The ‘doomsday’ glacier is on the brink of collapse
Something scary is brewing under the surface of Antarctica.
One of the ever-looming threats of climate change is sea level rise, which already threatens to displace millions of people worldwide and force them to move inland by the end of the century. A big part of the rising water levels are hotter temperatures at the poles—home to giant glaciers and ice shelves that hold crucial quantities of frozen H2O.
The Florida-sized Thwaites glacier in Antarctica, nicknamed the “doomsday glacier,” is already losing 50 billion tons of ice each year. That in itself accounts for around 4 percent of annual global sea level rise. But unpublished research shared at the American Geophysical Union fall meeting this week shows that the thinning ice shelf extending from Thwaites could shatter within the next three to five years. Behind Thwaites lies an even larger body of ice that, if the glacier melts, will be exposed to increasingly warm waters.
“Thwaites is the widest glacier in the world,” Ted Scambos, a senior research scientist at the Cooperative Institute for Research in Environmental Sciences (CIRES) and lead coordinator for the International Thwaites Glacier Collaboration (ITGC), said in a press release. “It’s doubled its outflow speed within the last 30 years, and the glacier in its entirety holds enough water to raise [global] sea levels by over two feet. And it could lead to even more sea level rise, up to 10 feet, if it draws the surrounding glaciers with it.”
Thwaites has been in trouble for a while now—and scientists have been trying to figure out how exactly climate change will impact the rate of melting on it and other vulnerable glaciers.

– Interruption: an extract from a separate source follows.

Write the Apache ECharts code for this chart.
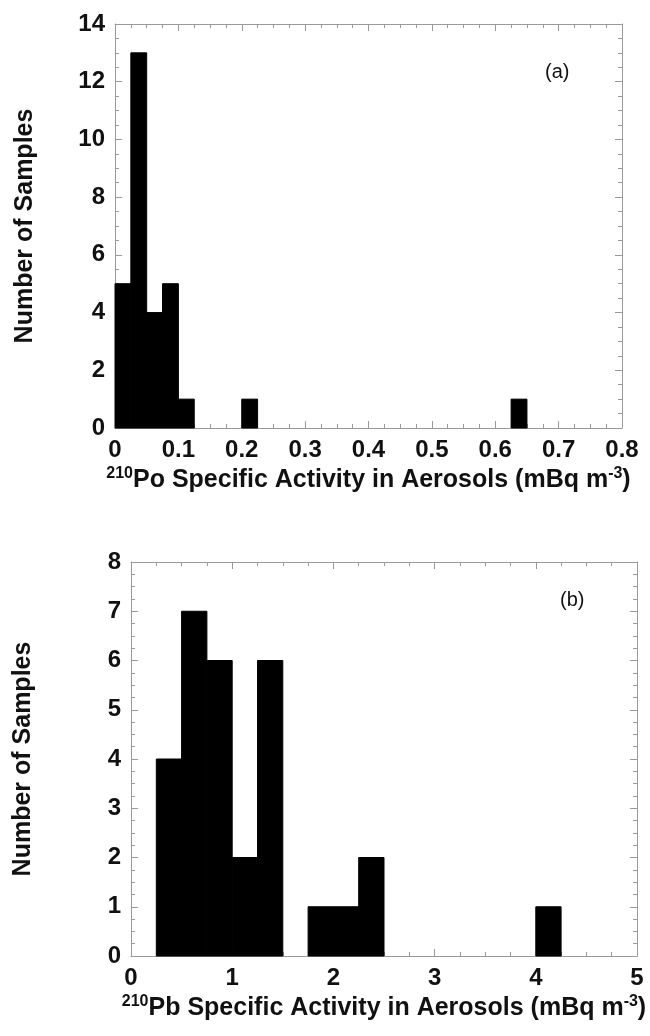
<!DOCTYPE html>
<html>
<head>
<meta charset="utf-8">
<script src="https://cdn.jsdelivr.net/npm/echarts@6/dist/echarts.min.js"></script>
<style>
  html, body { margin: 0; padding: 0; background: #fff; }
  #chart { width: 650px; height: 1036px; }
</style>
</head>
<body>
<div id="chart"></div>
<script>
// 210Po histogram: bin starts (mBq m-3), bin width and counts
const poBinStart = [0, 0.025, 0.05, 0.075, 0.1, 0.2, 0.625];
const poBinWidth = 0.025;
const poCounts = [5, 13, 4, 5, 1, 1, 1];

// 210Pb histogram
const pbBinStart = [0.25, 0.5, 0.75, 1.0, 1.25, 1.75, 2.0, 2.25, 4.0];
const pbBinWidth = 0.25;
const pbCounts = [4, 7, 6, 2, 6, 1, 1, 2, 1];

// axis ticks
const poXTicks = { min: 0, max: 0.8, interval: 0.1 };
const poYTicks = { min: 0, max: 14, interval: 2 };
const pbXTicks = { min: 0, max: 5, interval: 1 };
const pbYTicks = { min: 0, max: 8, interval: 1 };

const FONT = '"Liberation Sans", Arial, sans-serif';
const FRAME = '#9a9a9a';

function bins(starts, width, counts) {
  return starts.map((s, i) => [s, s + width, counts[i]]);
}

function renderBin(params, api) {
  const p0 = api.coord([api.value(0), 0]);
  const p1 = api.coord([api.value(1), api.value(2)]);
  return {
    type: 'rect',
    shape: { x: p0[0], y: p1[1], width: p1[0] - p0[0], height: p0[1] - p1[1] },
    style: { fill: '#000', stroke: '#000', lineWidth: 1 }
  };
}

const tickLabel = { fontFamily: FONT, fontWeight: 'bold', fontSize: 24, color: '#111' };

function axis(grid, ticks, position, withLabels, extra) {
  return Object.assign({
    gridIndex: grid,
    type: 'value',
    position: position,
    min: ticks.min, max: ticks.max, interval: ticks.interval,
    axisLine: { show: true, onZero: false, lineStyle: { color: FRAME, width: 1 } },
    axisTick: { show: true, inside: true, length: 7, lineStyle: { color: FRAME } },
    minorTick: { show: true, splitNumber: 4, length: 4, lineStyle: { color: FRAME } },
    splitLine: { show: false },
    axisLabel: withLabels ? Object.assign({ margin: 10 }, tickLabel) : { show: false }
  }, extra || {});
}

const titleRich = {
  t: { fontFamily: FONT, fontWeight: 'bold', fontSize: 25, color: '#111', lineHeight: 29 },
  sup: { fontFamily: FONT, fontWeight: 'bold', fontSize: 16, color: '#111', lineHeight: 15, verticalAlign: 'top' }
};

function xName(iso) {
  return '{sup|210}{t|' + iso + ' Specific Activity in Aerosols (mBq m}{sup|-3}{t|)}';
}

const yNameStyle = { fontFamily: FONT, fontWeight: 'bold', fontSize: 25, color: '#111' };

const chart = echarts.init(document.getElementById('chart'), null, { renderer: 'canvas' });

chart.setOption({
  animation: false,
  backgroundColor: '#fff',
  grid: [
    { left: 115, top: 24, width: 507, height: 404, outerBoundsMode: 'none', containLabel: false },
    { left: 131, top: 562, width: 506, height: 394, outerBoundsMode: 'none', containLabel: false }
  ],
  xAxis: [
    axis(0, poXTicks, 'bottom', true, {
      name: xName('Po'), nameLocation: 'middle', nameGap: 38,
      nameTextStyle: { rich: titleRich },
      axisLabel: Object.assign({ margin: 10, formatter: v => v === 0 ? '0' : v.toFixed(1) }, tickLabel)
    }),
    axis(0, poXTicks, 'top', false),
    axis(1, pbXTicks, 'bottom', true, {
      name: xName('Pb'), nameLocation: 'middle', nameGap: 38,
      nameTextStyle: { rich: titleRich }
    }),
    axis(1, pbXTicks, 'top', false)
  ],
  yAxis: [
    axis(0, poYTicks, 'left', true, {
      name: 'Number of Samples', nameLocation: 'middle', nameGap: 77, nameTextStyle: yNameStyle
    }),
    axis(0, poYTicks, 'right', false),
    axis(1, pbYTicks, 'left', true, {
      name: 'Number of Samples', nameLocation: 'middle', nameGap: 95, nameTextStyle: yNameStyle
    }),
    axis(1, pbYTicks, 'right', false)
  ],
  series: [
    {
      type: 'custom', xAxisIndex: 0, yAxisIndex: 0,
      renderItem: renderBin, encode: { x: [0, 1], y: 2 },
      data: bins(poBinStart, poBinWidth, poCounts)
    },
    {
      type: 'custom', xAxisIndex: 2, yAxisIndex: 2,
      renderItem: renderBin, encode: { x: [0, 1], y: 2 },
      data: bins(pbBinStart, pbBinWidth, pbCounts)
    }
  ],
  graphic: [
    { type: 'text', left: 545, top: 62,
      style: { text: '(a)', fontFamily: FONT, fontSize: 20, fill: '#111' } },
    { type: 'text', left: 560, top: 590,
      style: { text: '(b)', fontFamily: FONT, fontSize: 20, fill: '#111' } }
  ]
});
</script>
</body>
</html>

These new insights, however, show that the warming Southern Ocean is melting the ice from below, forming large cracks across the floating ice shelf.
“I visualize it somewhat similar to that car window where you have a few cracks that are slowly propagating, and then suddenly you go over a bump in your car and the whole thing just starts to shatter in every direction,” Erin Pettit, a glaciologist at Oregon State University in Corvallis, said at the meeting on December 13.
The ice shelf is a floating part of the glacier held steady by an “underwater mountain,” according to the CIRES release. If cracked, it’s only a matter of time until all that ice can melt and rush into the ocean. “What’s most concerning about the recent results is that it’s pointing to a collapse of this ice shelf, this kind of safety band that holds the ice on the land,” Peter Davis, oceanographer with the British Antarctic Survey, told CNN. “If we lose this ice shelf, then the glacier will flow into the ocean more quickly, contributing towards sea level rise.”
Warming water creeping underneath the glacier also causes the ice to lose its grip on the “grounding zone”—the section of seabed holding the glacier in place. Peter Washam, a research associate at Cornell University, discovered through a remote-controlled underwater robot that the grounding floor is in “chaotic” shape due to warm water, rugged ice, and a steeply sloped base. Tides additionally pump warm water between the bedrock and the glacier, further impacting stability.
“If Thwaites were to collapse, it would drag most of West Antarctica’s ice with it,” Scambos said in the release. “So it’s critical to get a clearer picture of how the glacier will behave over the next 100 years.” Research from the ITGC, a group of 100 scientists making up the largest UK-US project on the southern continent in 70 years, will continue surveying Thwaites’s shaky future.